How does this work in Newtonian Gravity? Can one say for example the final cause of letting a stone fall is that it is attracted to the Earth? Its efficient cause is letting it go? And that there is no material or formal cause?

• Didn't Newton explicitly reject the notion of cause, and say only that his theory was descriptive, not explanatory? That's the famous "I frame no hypotheses" quote. So do you mean Newton himself? Or people who misunderstand his theory and believe that it's supposed to be explanatory? In Newtonian gravity, a stone falls toward the earth according to the laws of physics. No causation is implied, no mechanism is implied. We drop a rock, it falls according to an equation. End of story. This is a key point in the philosophy of Newtonian gravitation. Feb 14, 2015 at 2:15
• Can you please clarify whether you are asking about Aristotle or Newton? If the latter, I'll post a response with source material showing that Newton explicitly rejected the notion of causation in his theory of gravity. But if you're asking about what Aristotle would have thought about Newton ... well, how could he have done that? I'm pretty sure you already know about Hypotheses non fingo, so I'm wondering what is the intent of your question. en.wikipedia.org/wiki/Hypotheses_non_fingo Feb 14, 2015 at 3:22
• @user4894: I'm asking about Newton via Aristotle. Feb 14, 2015 at 12:24
• I'm not asking what Aristotle himself would think about Causality in Gravity; but how the notion of Causality as classified by him stands in relation to Gravity. As for hypothesis non fingo, didn't Hooke actually buttonhole Newton about a proof of the inverse square law between the Earth and Sun . Which kind of makes one suspect it was a general hypothesis/conjecture that was floating around the intellectual sphere at the time. Feb 14, 2015 at 12:31
• I'm not asking what Newton himself thought; but that would be of interest. Feb 14, 2015 at 12:34

The four causes are a direct consequence of Aristotle's explanation of motion as the reduction of one mode of being (potentiality) to another (actuality). Thus, your question amounts to how motion (change) is understood in modern physics.
(Thomas McLaughlin is an expert on Aristotelian vs. modern physics' understanding of motion.)

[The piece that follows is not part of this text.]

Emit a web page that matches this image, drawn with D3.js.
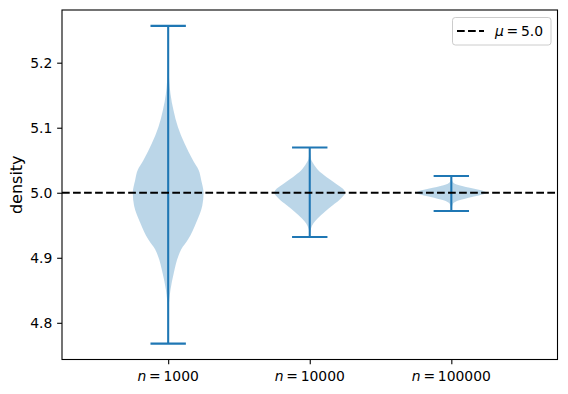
<!DOCTYPE html>
<html><head><meta charset="utf-8">
<script src="https://cdn.jsdelivr.net/npm/d3@7"></script>
<style>body{margin:0;background:#fff} text{font-family:"DejaVu Sans",sans-serif;fill:#000}</style>
</head><body><svg id="c" width="568" height="394"></svg>
<script>
// ---- data ----
const categories = ["1000", "10000", "100000"];
const positions = [1, 2, 3];
const mins = [4.768, 4.932, 4.972];
const maxs = [5.2566, 5.0695, 5.0258];
// relative KDE profile (value, relative density) for each violin
const vals1 = [4.768, 4.82, 4.835, 4.851, 4.877, 4.903, 4.913, 4.928, 4.954, 4.98, 5.0, 5.019, 5.035, 5.05, 5.076, 5.101, 5.127, 5.152, 5.172, 5.19, 5.2566];
const dens1 = [0, 0.01, 0.03, 0.065, 0.16, 0.29, 0.37, 0.56, 0.79, 0.963, 1.0, 0.935, 0.86, 0.70, 0.46, 0.275, 0.15, 0.065, 0.03, 0.01, 0];
const vals2 = [4.932, 4.9449, 4.9526, 4.9603, 4.9705, 4.9808, 4.9913, 5.0, 5.0065, 5.014, 5.0243, 5.0346, 5.0449, 5.0526, 5.0695];
const dens2 = [0, 0.035, 0.10, 0.22, 0.42, 0.65, 0.88, 1.0, 0.93, 0.74, 0.47, 0.24, 0.10, 0.03, 0];
const vals3 = [4.972, 4.9834, 4.9885, 4.9935, 5.0, 5.0065, 5.0115, 5.0166, 5.0258];
const dens3 = [0, 0.05, 0.22, 0.58, 1.0, 0.62, 0.22, 0.04, 0];
const mu = 5.0;
const muLabel = "5.0";
const yTicks = [4.8, 4.9, 5.0, 5.1, 5.2];
const yLabel = "density";

const profiles = [[vals1, dens1], [vals2, dens2], [vals3, dens3]];

// ---- layout ----
const W = 568, H = 394;
const L = 62, R = 557.5, T = 10, B = 359.5;
const C0 = "#1f77b4";
const svg = d3.select("#c");

const x = d3.scaleLinear().domain([0.25, 3.75]).range([L, R]);
const lo = d3.min(mins), hi = d3.max(maxs), pad = (hi - lo) * 0.05;
const y = d3.scaleLinear().domain([lo - pad, hi + pad]).range([B, T]);

const widthHalf = 0.25; // half of violin width 0.5
const capHalf = 0.125;

const g = svg.append("g");

// violin bodies
profiles.forEach(([vals, dens], i) => {
  const pts = vals.map((v, k) => ({v, d: dens[k]}));
  const p = positions[i];
  const area = d3.area()
    .y(d => y(d.v))
    .x0(d => x(p - widthHalf * d.d))
    .x1(d => x(p + widthHalf * d.d))
    .curve(d3.curveMonotoneY);
  g.append("path").attr("d", area(pts))
    .attr("fill", C0).attr("fill-opacity", 0.3).attr("stroke", "none");
});

// bars and caps
positions.forEach((p, i) => {
  g.append("line").attr("x1", x(p)).attr("x2", x(p))
    .attr("y1", y(mins[i])).attr("y2", y(maxs[i]))
    .attr("stroke", C0).attr("stroke-width", 2.08);
  [mins[i], maxs[i]].forEach(v => {
    g.append("line").attr("x1", x(p - capHalf)).attr("x2", x(p + capHalf))
      .attr("y1", y(v)).attr("y2", y(v))
      .attr("stroke", C0).attr("stroke-width", 2.08);
  });
});

// mean line
g.append("line").attr("x1", L).attr("x2", R).attr("y1", y(mu)).attr("y2", y(mu))
  .attr("stroke", "#000").attr("stroke-width", 2.08).attr("stroke-dasharray", "7.7,3.33");

// spines
svg.append("rect").attr("x", L).attr("y", T).attr("width", R - L).attr("height", B - T)
  .attr("fill", "none").attr("stroke", "#000").attr("stroke-width", 1.1);

// y axis
const yAxis = d3.axisLeft(y).tickValues(yTicks).tickFormat(d3.format(".1f")).tickSize(4.86).tickPadding(4.86);
const ya = svg.append("g").attr("transform", `translate(${L},0)`).call(yAxis);
ya.select(".domain").remove();
ya.selectAll("line").attr("stroke", "#000").attr("stroke-width", 1.1);
ya.selectAll("text").attr("font-size", 13.9).attr("font-family", "DejaVu Sans").attr("fill", "#000");

// x axis
const xAxis = d3.axisBottom(x).tickValues(positions).tickFormat("").tickSize(4.86);
const xa = svg.append("g").attr("transform", `translate(0,${B})`).call(xAxis);
xa.select(".domain").remove();
xa.selectAll("line").attr("stroke", "#000").attr("stroke-width", 1.1);
positions.forEach((p, i) => {
  const t = svg.append("text").attr("x", x(p)).attr("y", 381)
    .attr("text-anchor", "middle").attr("font-size", 13.9);
  t.append("tspan").attr("font-style", "italic").text("n");
  t.append("tspan").text("\u2009=\u2009" + categories[i]);
});

// y label
svg.append("text").attr("transform", `translate(22,${(T + B) / 2}) rotate(-90)`)
  .attr("text-anchor", "middle").attr("font-size", 16).text(yLabel);

// legend
const lg = svg.append("g");
lg.append("rect").attr("x", 452.5).attr("y", 17.5).attr("width", 98.5).attr("height", 27.5)
  .attr("rx", 2.8).attr("fill", "#fff").attr("fill-opacity", 0.8).attr("stroke", "#ccc").attr("stroke-width", 1);
lg.append("line").attr("x1", 457).attr("x2", 484).attr("y1", 31).attr("y2", 31)
  .attr("stroke", "#000").attr("stroke-width", 2.08).attr("stroke-dasharray", "7.7,3.33");
const lt = lg.append("text").attr("x", 495).attr("y", 35.5).attr("font-size", 13.9);
lt.append("tspan").attr("font-style", "italic").text("\u03bc");
lt.append("tspan").text("\u2009=\u2009" + muLabel);
</script></body></html>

The question of projectile motion is a good example of metaphysicians grappling with understanding the causality of motion in Newtonian physics. Is projectile motion as treated by modern physics really motion (i.e., the reduction of potentiality to actuality) requiring a cause, or is it really a static state?

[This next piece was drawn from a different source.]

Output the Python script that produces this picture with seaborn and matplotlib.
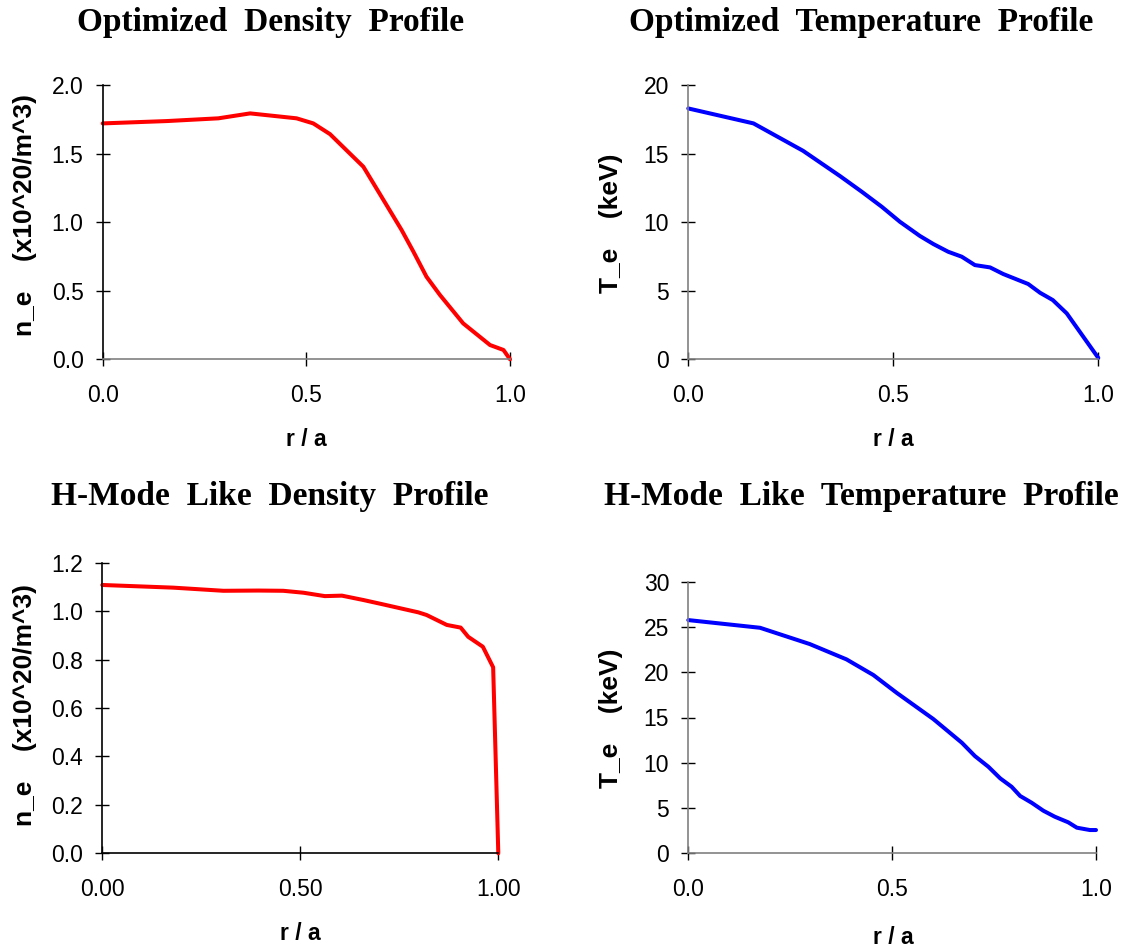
import matplotlib
matplotlib.use("Agg")
import matplotlib.pyplot as plt
import seaborn as sns
import pandas as pd
from matplotlib.ticker import FormatStrFormatter

sns.set_style("ticks")
plt.rcParams['font.family'] = ['Liberation Sans', 'DejaVu Sans']
plt.rcParams['text.color'] = 'black'

# Optimized density profile
r_opt_n = [0.0, 0.157, 0.284, 0.362, 0.476, 0.517, 0.558, 0.640, 0.734, 0.763, 0.795,
           0.828, 0.885, 0.951, 0.984, 1.0]
n_opt = [1.72, 1.737, 1.757, 1.793, 1.757, 1.72, 1.642, 1.404, 0.942, 0.784, 0.602,
         0.469, 0.262, 0.104, 0.068, 0.0]

# Optimized temperature profile
r_opt_t = [0.0, 0.159, 0.280, 0.370, 0.423, 0.472, 0.516, 0.565, 0.598, 0.634, 0.667,
           0.699, 0.736, 0.768, 0.829, 0.858, 0.889, 0.923, 1.0]
t_opt = [18.29, 17.2, 15.2, 13.36, 12.22, 11.12, 10.03, 8.99, 8.40, 7.84, 7.48,
         6.87, 6.70, 6.22, 5.49, 4.85, 4.32, 3.35, 0.1]

# H-mode like density profile
r_h_n = [0.0, 0.179, 0.306, 0.394, 0.457, 0.508, 0.562, 0.605, 0.659, 0.706, 0.760,
         0.798, 0.819, 0.870, 0.905, 0.924, 0.961, 0.987, 1.0]
n_h = [1.108, 1.097, 1.084, 1.085, 1.084, 1.076, 1.062, 1.064, 1.046, 1.029, 1.009,
       0.995, 0.984, 0.943, 0.932, 0.894, 0.853, 0.768, 0.0]

# H-mode like temperature profile
r_h_t = [0.0, 0.176, 0.298, 0.388, 0.454, 0.511, 0.601, 0.671, 0.703, 0.736, 0.765,
         0.793, 0.814, 0.842, 0.871, 0.899, 0.932, 0.953, 0.985, 1.0]
t_h = [25.76, 24.91, 23.11, 21.42, 19.69, 17.73, 14.83, 12.21, 10.74, 9.56, 8.28,
       7.35, 6.33, 5.59, 4.70, 4.04, 3.42, 2.83, 2.57, 2.57]

titles = ["Optimized  Density  Profile", "Optimized  Temperature  Profile",
          "H-Mode  Like  Density  Profile", "H-Mode  Like  Temperature  Profile"]
ylabels = ["n_e    (x10^20/m^3)", "T_e    (keV)", "n_e    (x10^20/m^3)", "T_e    (keV)"]
xlabel = "r / a"

W, H = 1123, 948
fig = plt.figure(figsize=(W / 100, H / 100), dpi=100)

def rect(x0, x1, y0, y1):
    return [x0 / W, 1 - y1 / H, (x1 - x0) / W, (y1 - y0) / H]

axes = [
    fig.add_axes(rect(102.7, 510, 85, 359.3)),
    fig.add_axes(rect(688.3, 1098.3, 85, 359.3)),
    fig.add_axes(rect(102.3, 498.3, 562.7, 853.3)),
    fig.add_axes(rect(688.3, 1096, 581.7, 853.3)),
]

datasets = [(r_opt_n, n_opt, "#ff0000"), (r_opt_t, t_opt, "#0000ff"),
            (r_h_n, n_h, "#ff0000"), (r_h_t, t_h, "#0000ff")]
ylims = [(0, 2.0, 0.5, "%.1f"), (0, 20, 5, "%d"), (0, 1.2, 0.2, "%.1f"), (0, 30, 5, "%d")]
xfmts = ["%.1f", "%.1f", "%.2f", "%.1f"]
spine_cols = [("black", "#808080"), ("#808080", "#808080"), ("black", "black"), ("#808080", "#808080")]

for i, ax in enumerate(axes):
    x, y, c = datasets[i]
    df = pd.DataFrame({"r": x, "v": y})
    sns.lineplot(data=df, x="r", y="v", ax=ax, color=c, linewidth=2.9, sort=False,
                 estimator=None, clip_on=False)
    lo, hi, step, fmt = ylims[i]
    ax.set_ylim(lo, hi)
    ax.set_xlim(0, 1)
    n = int(round((hi - lo) / step))
    ax.set_yticks([lo + k * step for k in range(n + 1)])
    ax.set_xticks([0, 0.5, 1.0])
    ax.yaxis.set_major_formatter(FormatStrFormatter(fmt))
    ax.xaxis.set_major_formatter(FormatStrFormatter(xfmts[i]))
    ax.tick_params(axis='both', direction='inout', length=9.5, width=1, labelsize=16.5,
                   colors='black')
    ax.tick_params(axis='y', pad=9)
    ax.tick_params(axis='x', pad=13)
    for s in ['top', 'right']:
        ax.spines[s].set_visible(False)
    ax.spines['left'].set_color(spine_cols[i][0])
    ax.spines['bottom'].set_color(spine_cols[i][1])
    ax.spines['left'].set_linewidth(1.2)
    ax.spines['bottom'].set_linewidth(1.2)
    ax.set_xlabel("")
    ax.set_ylabel("")

# Titles
title_pos = [(271, 22), (861, 22), (270, 497), (861, 497)]
for (tx, ty), t in zip(title_pos, titles):
    fig.text(tx / W, 1 - ty / H, t, ha='center', va='center', fontsize=24,
             fontweight='bold', color='black', family=['Liberation Serif', 'DejaVu Serif'])

# Y labels
ylab_pos = [(25, 215), (611, 223), (25, 705), (611, 718)]
for (tx, ty), t in zip(ylab_pos, ylabels):
    fig.text(tx / W, 1 - ty / H, t, ha='center', va='center', rotation=90,
             fontsize=19, fontweight='bold', color='black')

# X labels
xlab_pos = [(306, 440), (893, 440), (300, 933), (893, 938)]
for (tx, ty) in xlab_pos:
    fig.text(tx / W, 1 - ty / H, xlabel, ha='center', va='center', fontsize=16.5,
             fontweight='bold', color='black')

fig.savefig("out.png", dpi=100)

For example, E. Meyerson, in his Identité et Réalité (1908), writes (pp. 132, 134):

the principle of inertia demands that we view motion as a state; if motion is a state, it must maintain itself like every state. … The principle of inertia demands that we view speed as a substance. Now this is an entirely paradoxical concept for the immediate understanding

Cf. Stanley L. Jaki's "The Physicist and the Metaphysician" regarding projectile motion, quid quid movetur ab alio movetur ("whatever is moved is moved by another"), and the Principles of Inertia and Conservation of Energy. For more on a metaphysician's perspective on the principles of modern physics, see Garrigou-Lagrange's letters to Pierre Duhem (PDF pp. 14-29).

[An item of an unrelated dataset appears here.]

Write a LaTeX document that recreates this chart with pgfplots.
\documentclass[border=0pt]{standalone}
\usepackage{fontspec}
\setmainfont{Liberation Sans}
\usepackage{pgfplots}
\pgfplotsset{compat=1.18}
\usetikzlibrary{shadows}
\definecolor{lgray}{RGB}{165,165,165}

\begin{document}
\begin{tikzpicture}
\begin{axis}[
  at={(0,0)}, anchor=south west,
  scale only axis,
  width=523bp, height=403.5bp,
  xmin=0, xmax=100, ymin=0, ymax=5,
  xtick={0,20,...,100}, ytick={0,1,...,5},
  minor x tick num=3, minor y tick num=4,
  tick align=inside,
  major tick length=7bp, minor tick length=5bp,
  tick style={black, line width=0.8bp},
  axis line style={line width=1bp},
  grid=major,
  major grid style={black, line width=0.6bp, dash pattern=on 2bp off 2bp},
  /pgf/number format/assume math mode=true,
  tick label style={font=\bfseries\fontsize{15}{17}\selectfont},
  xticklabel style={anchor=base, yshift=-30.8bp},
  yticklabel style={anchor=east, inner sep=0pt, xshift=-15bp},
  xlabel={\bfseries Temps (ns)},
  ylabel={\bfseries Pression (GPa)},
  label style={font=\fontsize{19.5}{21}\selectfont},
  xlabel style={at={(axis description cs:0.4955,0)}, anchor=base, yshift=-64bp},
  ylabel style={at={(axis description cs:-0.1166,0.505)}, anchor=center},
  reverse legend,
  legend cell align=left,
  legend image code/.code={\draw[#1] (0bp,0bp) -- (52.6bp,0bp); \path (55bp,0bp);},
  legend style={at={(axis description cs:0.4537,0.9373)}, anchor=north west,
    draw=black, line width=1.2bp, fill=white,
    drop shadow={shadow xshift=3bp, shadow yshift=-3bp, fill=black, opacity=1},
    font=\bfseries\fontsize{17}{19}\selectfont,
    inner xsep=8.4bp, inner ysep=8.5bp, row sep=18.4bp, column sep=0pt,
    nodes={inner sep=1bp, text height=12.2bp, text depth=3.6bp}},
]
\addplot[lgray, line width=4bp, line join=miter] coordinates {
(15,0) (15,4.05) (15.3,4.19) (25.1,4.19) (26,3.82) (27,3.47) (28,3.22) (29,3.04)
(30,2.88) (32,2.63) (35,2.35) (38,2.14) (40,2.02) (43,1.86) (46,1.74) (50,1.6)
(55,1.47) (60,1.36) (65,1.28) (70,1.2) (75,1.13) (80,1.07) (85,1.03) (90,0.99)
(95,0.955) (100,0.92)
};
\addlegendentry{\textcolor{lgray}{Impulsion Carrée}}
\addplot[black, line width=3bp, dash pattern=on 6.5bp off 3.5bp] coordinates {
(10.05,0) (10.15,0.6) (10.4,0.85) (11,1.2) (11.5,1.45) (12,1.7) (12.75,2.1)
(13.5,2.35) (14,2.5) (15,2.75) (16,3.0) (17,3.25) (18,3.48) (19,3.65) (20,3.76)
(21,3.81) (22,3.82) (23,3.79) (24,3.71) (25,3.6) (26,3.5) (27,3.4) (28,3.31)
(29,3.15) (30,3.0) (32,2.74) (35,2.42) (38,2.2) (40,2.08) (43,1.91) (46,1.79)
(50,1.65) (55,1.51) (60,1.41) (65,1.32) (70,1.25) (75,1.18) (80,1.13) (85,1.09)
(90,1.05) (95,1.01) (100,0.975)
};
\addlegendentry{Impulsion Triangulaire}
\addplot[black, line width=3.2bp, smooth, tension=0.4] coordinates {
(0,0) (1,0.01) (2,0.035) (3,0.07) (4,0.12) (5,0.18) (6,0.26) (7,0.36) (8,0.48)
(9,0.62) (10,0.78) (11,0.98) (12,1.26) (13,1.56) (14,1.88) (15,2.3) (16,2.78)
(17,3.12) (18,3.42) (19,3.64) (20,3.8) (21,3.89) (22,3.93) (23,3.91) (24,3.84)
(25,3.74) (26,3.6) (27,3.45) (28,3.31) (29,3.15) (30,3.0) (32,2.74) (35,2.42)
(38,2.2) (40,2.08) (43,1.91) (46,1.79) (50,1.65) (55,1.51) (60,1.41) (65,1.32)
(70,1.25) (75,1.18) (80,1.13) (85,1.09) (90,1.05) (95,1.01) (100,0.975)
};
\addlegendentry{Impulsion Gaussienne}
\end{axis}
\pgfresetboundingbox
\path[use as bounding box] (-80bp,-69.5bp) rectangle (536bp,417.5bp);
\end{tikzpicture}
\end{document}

Modern physics is a "scientia media" ("intermediate science"), halfway between the first (physical) and second (mathematical) degrees of abstraction—i.e., modern physics, like ancient astronomy, has "a closer affinity to mathematics, because in its thinking that which is physical is, as it were, material, whereas that which is mathematical is, as it were, formal." (St. Thomas Aquinas's Division and methods of the sciences q. 5 a. 3 ad 6). Now,

By its very nature motion is not in the category of quantity, but it partakes somewhat of the nature of quantity from another source, namely, according as the division of motion derives from either the division of space or the division of the thing subject to motion. So it does not belong to the mathematician to treat of motion, although mathematical principles can be applied to motion. Therefore, inasmuch as the principles of quantity are applied to motion, the natural scientist treats of the division and continuity of motion, as is clear in the Physics. And the measurements of motions are studied in the intermediate sciences between mathematics and natural science [physics]: for instance, in the science of the moved sphere and in astronomy.
(ibid. q. 5 a. 3 ad 5)

This gives the reason for Meyerson's quote above. Modern physics is "formally mathematical," and mathematics does not "treat of motion, although mathematical principles can be applied to motion."

Leibniz discussed questions regarding causality and force; he, unlike Newton, was not afraid to give metaphysical reasons for Newtonian concepts. (cf. Pierre Duhem's Evolution of Mechanics pp. 16-19f.)